Future directions in the storage ring development for light sources

Major performance objectives for storage-ring based light sources are small emittance and energy spread, high beam stability, and full exploitation of the photon energy from a few eV up to hard X-rays. Most of the recent-generation light sources are built up by highly optimized lattices of the Double Bend- or Triple-Bend Achromat type. There is little room left to further optimize these lattices to even smaller emittances. Only a local adjustment of the optics at the source points might still bring some benefit. With decreasing emittance orbit stability is becoming more and more important. Cures for vibrations, thermal effects and ground motion have to start at the basic design of the building, the storage ring infrastructure and the magnet support system. Beam instabilities are especially harmful as they increase the energy spread and as a consequence deteriorate the higher harmonics of the undulator radiation. Well optimized beams suffer from lifetime problems due to Touschek scattering. Particular problems arise when short bunches are requested, for instance for storage ring based lasers.
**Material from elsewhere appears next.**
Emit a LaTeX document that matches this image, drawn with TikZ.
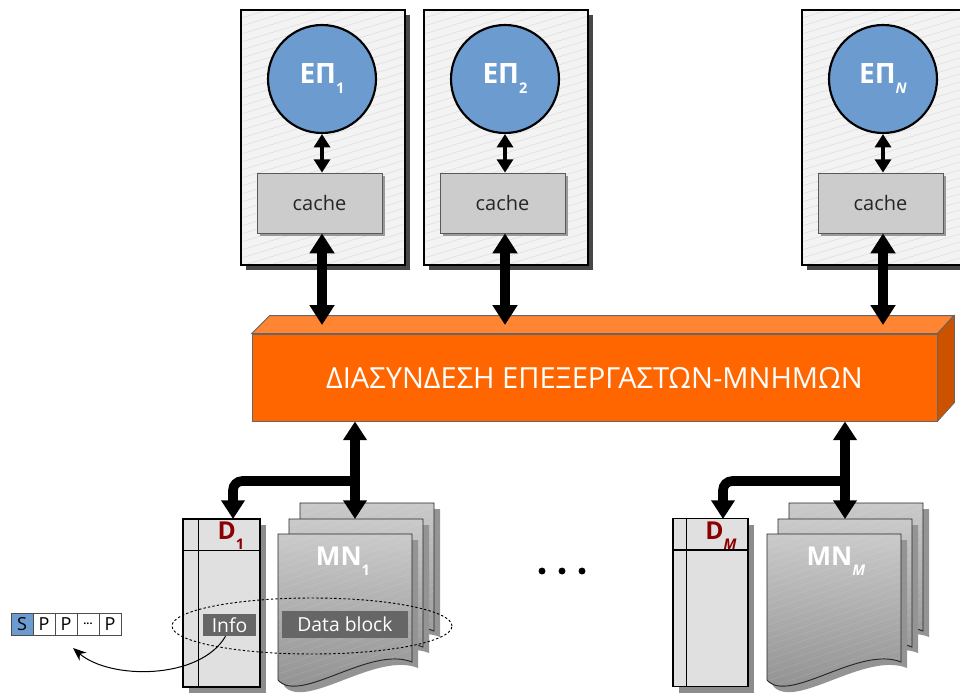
\documentclass[tikz,border=0pt]{standalone}
\usepackage{fontspec}
\setmainfont{Open Sans}
\usetikzlibrary{arrows.meta,shapes.geometric,shadows}
\definecolor{procblue}{HTML}{6C9BD0}
\definecolor{framefill}{HTML}{F3F3F3}
\definecolor{hatchc}{HTML}{DCDCDC}
\definecolor{cachefill}{HTML}{CCCCCC}
\definecolor{orfront}{HTML}{FF6600}
\definecolor{ortop}{HTML}{FF8533}
\definecolor{orside}{HTML}{CC5200}
\definecolor{dfill}{HTML}{E0E0E0}
\definecolor{dred}{HTML}{8B0000}
\definecolor{pgtop}{HTML}{CACACA}
\definecolor{pgbot}{HTML}{8C8C8C}
\definecolor{blockfill}{HTML}{666666}
\newcommand\mysub[1]{\raisebox{-7.5pt}{\fontsize{11}{11}\selectfont #1}}
\newcommand\myframe[1]{%
  \fill[black!72] (#1+5,15) rectangle (#1+169,270);
  \fill[framefill] (#1,10) rectangle (#1+164,265);
  \begin{scope}
    \clip (#1,10) rectangle (#1+164,265);
    \foreach \k in {0,...,40} \draw[hatchc, line width=0.4pt] (#1,10+\k*8) -- ++(164,-50);
  \end{scope}
  \draw[line width=1.1pt] (#1,10) rectangle (#1+164,265);
}
\tikzset{
  proc/.style={circle, draw=black, line width=1.6pt, fill=procblue, minimum size=81pt, inner sep=0pt, text=white, font=\fontsize{21}{21}\selectfont\bfseries},
  cachebox/.style={draw=black!65, line width=0.6pt, fill=cachefill, minimum width=93.75pt, minimum height=45pt, inner sep=0pt, text=black!85, font=\fontsize{15}{15}\selectfont, drop shadow={shadow xshift=2.5pt, shadow yshift=-2.5pt, fill=black!40, opacity=1}},
  smallarr/.style={line width=3.4pt, {Triangle[width=12pt,length=10pt]}-{Triangle[width=12pt,length=10pt]}},
  bigarr/.style={line width=6.8pt, {Triangle[width=18pt,length=15pt]}-{Triangle[width=18pt,length=15pt]}},
  botarr/.style={line width=7.2pt, -{Triangle[width=17pt,length=14pt]}},
  botarrboth/.style={line width=7.2pt, {Triangle[width=17pt,length=14pt]}-{Triangle[width=17pt,length=14pt]}},
  busfront/.style={fill=orfront, draw=black!60, line width=0.6pt, minimum width=513.75pt, minimum height=65.25pt, inner sep=0pt, text=white, font=\fontsize{21.8}{22}\selectfont},
  busedge/.style={draw=black!60, line width=0.6pt},
  dbox/.style={draw=black, line width=1.1pt, fill=dfill, minimum height=126pt, inner sep=0pt, drop shadow={shadow xshift=4.5pt, shadow yshift=-4.5pt, fill=black!45, opacity=1}},
  dline/.style={draw=black, line width=1.1pt},
  dlabel/.style={text=dred, font=\fontsize{18.5}{18.5}\selectfont\bfseries, inner sep=0pt},
  mnlabel/.style={text=white, font=\fontsize{19.5}{19.5}\selectfont\bfseries, inner sep=0pt},
  darkbox/.style={fill=blockfill, text=white, inner sep=0pt, font=\fontsize{14.5}{14.5}\selectfont},
  selring/.style={ellipse, draw=black, line width=0.7pt, dash pattern=on 1.8pt off 1.6pt, minimum width=210pt, minimum height=42pt, inner sep=0pt},
  cell/.style={draw=black!70, line width=0.6pt, minimum size=16.5pt, inner sep=0pt, fill=white, font=\fontsize{13.5}{13.5}\selectfont},
  mnpage/.pic={
    \fill[black!42] (6,6) -- (140,6) -- (140,134) .. controls (98,117) and (28,177) .. (6,152) -- cycle;
    \path[top color=pgtop, bottom color=pgbot] (0,0) -- (134,0) -- (134,128) .. controls (92,111) and (22,171) .. (0,146) -- cycle;
    \begin{scope}
      \clip (0,0) -- (134,0) -- (134,128) .. controls (92,111) and (22,171) .. (0,146) -- cycle;
      \foreach \k in {0,...,30} \draw[white, opacity=0.12, line width=0.4pt] (0,\k*7) -- ++(134,-45);
    \end{scope}
    \draw[black!85, line width=0.7pt] (0,0) -- (134,0) -- (134,128) .. controls (92,111) and (22,171) .. (0,146) -- cycle;
  }
}
\begin{document}
\begin{tikzpicture}[x=0.75pt,y=-0.75pt]
\useasboundingbox (0,0) rectangle (960,693);
\clip (0,0) rectangle (960,693);

% processor frames
\myframe{241}
\myframe{424}
\myframe{802}

% processors and caches
\node[proc] (p1) at (322,79) {ΕΠ\mysub{1}};
\node[proc] (p2) at (505,79) {ΕΠ\mysub{2}};
\node[proc] (p3) at (883,79) {ΕΠ\mysub{\itshape N}};
\node[cachebox] (c1) at (319.5,203) {cache};
\node[cachebox] (c2) at (502.5,203) {cache};
\node[cachebox] (c3) at (880.5,203) {cache};
\draw[smallarr] (p1.south) -- (p1.south |- c1.north);
\draw[smallarr] (p2.south) -- (p2.south |- c2.north);
\draw[smallarr] (p3.south) -- (p3.south |- c3.north);

% interconnect bar
\node[busfront] (bus) at (594.5,377.5) {ΔΙΑΣΥΝΔΕΣΗ ΕΠΕΞΕΡΓΑΣΤΩΝ-ΜΝΗΜΩΝ};
\draw[busedge, fill=ortop] (bus.north west) -- ++(18,-18) -- ++(684,0) -- (bus.north east) -- cycle;
\draw[busedge, fill=orside] (bus.north east) -- ++(17,-18) -- ++(0,87) -- (bus.south east) -- cycle;

\coordinate (b1) at (322,325);
\coordinate (b2) at (505,325);
\coordinate (b3) at (883,325);
\draw[bigarr] (p1 |- c1.south) -- (b1);
\draw[bigarr] (p2 |- c2.south) -- (b2);
\draw[bigarr] (p3 |- c3.south) -- (b3);

% directories
\node[dbox, minimum width=57.75pt] (d1) at (221.5,603) {};
\draw[dline] ([xshift=12pt]d1.north west) -- ([xshift=12pt]d1.south west);
\draw[dline] ([yshift=-24pt]d1.north west) -- ([yshift=-24pt]d1.north east);
\node[dbox, minimum width=56.25pt] (dM) at (710.5,602.5) {};
\draw[dline] ([xshift=10.5pt]dM.north west) -- ([xshift=10.5pt]dM.south west);
\draw[dline] ([yshift=-24pt]dM.north west) -- ([yshift=-24pt]dM.north east);
\node[dlabel] (d1lab) at (231,536) {D\mysub{1}};
\node[dlabel] (dMlab) at (721,536) {D\mysub{\itshape M}};

% memory pages
\pic at (300,503) {mnpage};
\pic at (289,519) {mnpage};
\pic at (278,534) {mnpage};
\pic at (789,503) {mnpage};
\pic at (778,519) {mnpage};
\pic at (767,534) {mnpage};
\node[mnlabel] (mn1) at (343,561) {MN\mysub{1}};
\node[mnlabel] (mnM) at (836,561) {MN\mysub{\itshape M}};

% bottom connectors
\coordinate (j1) at (355,481);
\coordinate (mn1in) at (355,519);
\coordinate (d1in) at (233,519);
\coordinate (jM) at (845,481);
\coordinate (mnMin) at (845,519);
\coordinate (dMin) at (723,519);
\draw[botarrboth] (bus.south -| j1) -- (mn1in);
\draw[botarr, rounded corners=7pt] (j1) -| (d1in);
\draw[botarrboth] (bus.south -| jM) -- (mnMin);
\draw[botarr, rounded corners=7pt] (jM) -| (dMin);

% selection
\node[selring] (sel) at (312,626) {};
\node[darkbox, minimum width=39.75pt, minimum height=16.5pt] (info) at (229.5,625) {Info};
\node[darkbox, minimum width=94.5pt, minimum height=20.25pt] (blk) at (345,624.5) {Data block};

% S P P ... P
\node[cell, fill=procblue] (s0) at (22,624) {S};
\node[cell] (s1) at (44,624) {P};
\node[cell] (s2) at (66,624) {P};
\node[cell] (s3) at (88,624) {\bfseries\fontsize{8}{8}\selectfont ...};
\node[cell] (s4) at (110,624) {P};
\coordinate (sppin) at (73,648);
\draw[line width=0.75pt, -{Stealth[length=10pt,width=8pt]}] ([xshift=-3pt]info.south) .. controls (200,680) and (110,680) .. (sppin);

% dots
\fill (542,571) circle[radius=2.6pt];
\fill (562,571) circle[radius=2.6pt];
\fill (582,571) circle[radius=2.6pt];
\end{tikzpicture}
\end{document}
Medium-energy machines are able to produce high brilliance in the hard X-ray range by means of mini-undulators with small gaps. This, again, has an adverse effect on the beam lifetime due to beam gas scattering. The current trend in storage ring development for future Light Sources is discussed. What are the crucial issues and where is improvement desirable and possible? Is there still room for improving the basic design of a light source? Are there alternatives to the `classical´ lattices which could be used for the next generation? Or is improvement possible only on the operational field?